The move comes after the federal and Quebec governments as well as Montreal's administration were sideswiped over the past year by stories alleging impropriety in the industry.
So far, politicians have resisted widespread demand - mainly in Quebec - for a public inquiry into the sector.
There are also signs the controversy could reverberate in Ottawa, with an RCMP probe into a $9-million government renovation contract involving a bankrupt Montreal construction firm and a Tory organizer.
Without any fanfare, the federal government has budgeted at least $80,000 for a study on the links between organized crime and construction companies.
"The purpose of this project is to perform an in-depth study of the commercial construction sector within two Canadian jurisdictions, with a specific focus on its vulnerabilities to infiltration by organized crime," according to call-for-tender documents issued Thursday.
The jurisdictions are not identified. While Quebec is not specifically mentioned, the notice makes clear that at least one senior member of the study team must be bilingual.
A report is due next year.
A spokesman for Public Safety Canada was unable to provide further details.
According to tender information, the study comes after a summit on organized crime held in Ottawa in 2008 revealed a lack of credible information available.
"Despite the current efforts to combat organized crime, there continue to be gaps in empirical data that impacts the ability to develop appropriate policy responses," the document reads.

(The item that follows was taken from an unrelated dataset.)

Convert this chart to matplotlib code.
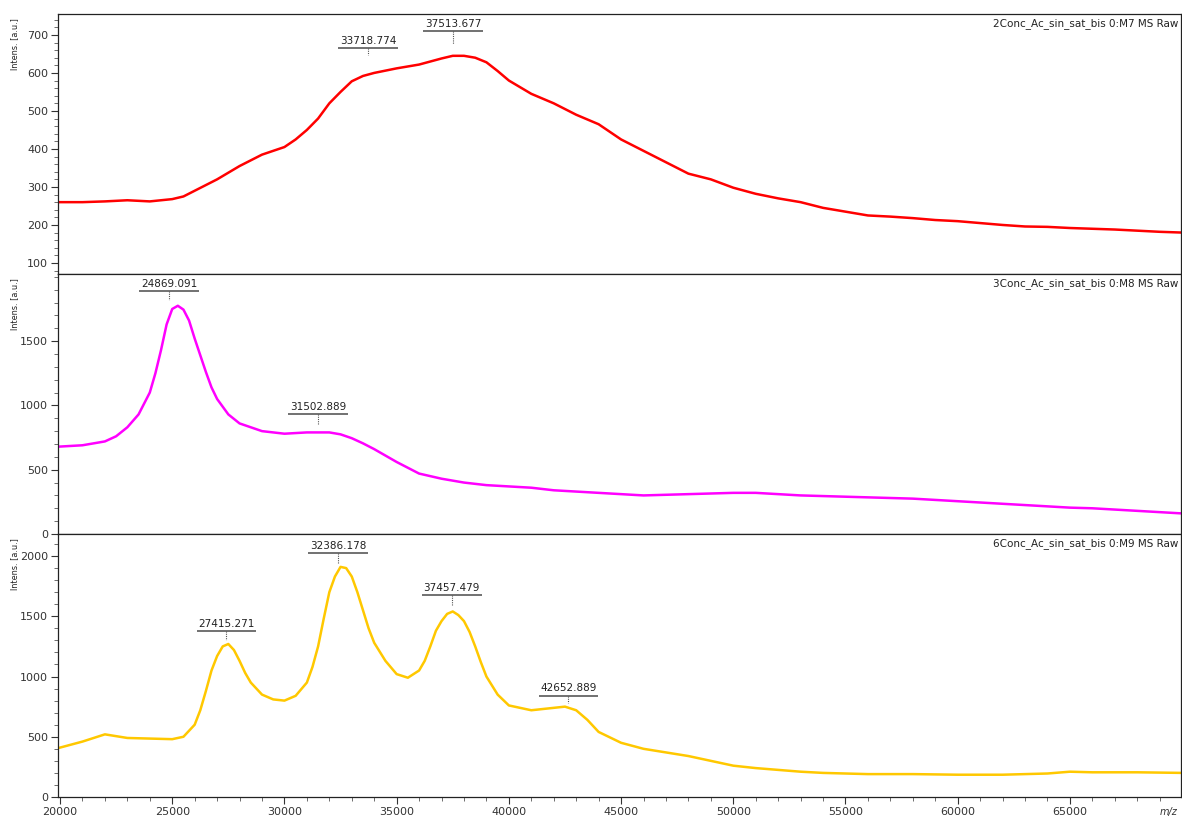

It also comes after a year in which politicians at all levels have steadfastly stonewalled demands for a public inquiry.
Quebec and Montreal have been saddled with allegations of intimidation, bid-rigging, inflated contracts, construction cartels and organized crime involvement.
Past polls have shown Quebeckers were overwhelmingly in favour of a probe.
But the Charest government has refused, instead putting its faith in Operation Hammer - an anti-corruption task force made up of police and prosecutors with a multimillion-dollar budget and a mandate to investigate and clean up the construction industry.
The Quebec government has made the industry more transparent and accountable through a series of reforms, but opponents have argued the measures aren't enough.
Organized crime expert and author Antonio Nicaso said while the construction industry has its share of problems, organized crime's reach isn't limited to that industry alone.
"My concern is don't label the construction industry because there are so many honest people [also]" Mr. Nicaso said. "It's a way [organized crime] legitimizes their activity, but it's not the only way."
He said what Canada needs to do is to conduct a broader study on how criminal organizations succeed in building ties and integrating themselves into society.
"We always focus on the violent aspect of organized crime but never pay attention to the so-called grey area - where criminals and white-collars and politicians and businessmen get together," he said.
That's a far more complicated undertaking, Mr. Nicaso acknowledged, but would be a far more fruitful exercise in the long run.
"The only way to understand why the Mafia has been around for almost of two centuries is because of this network of relations that mobsters are able to build," he said.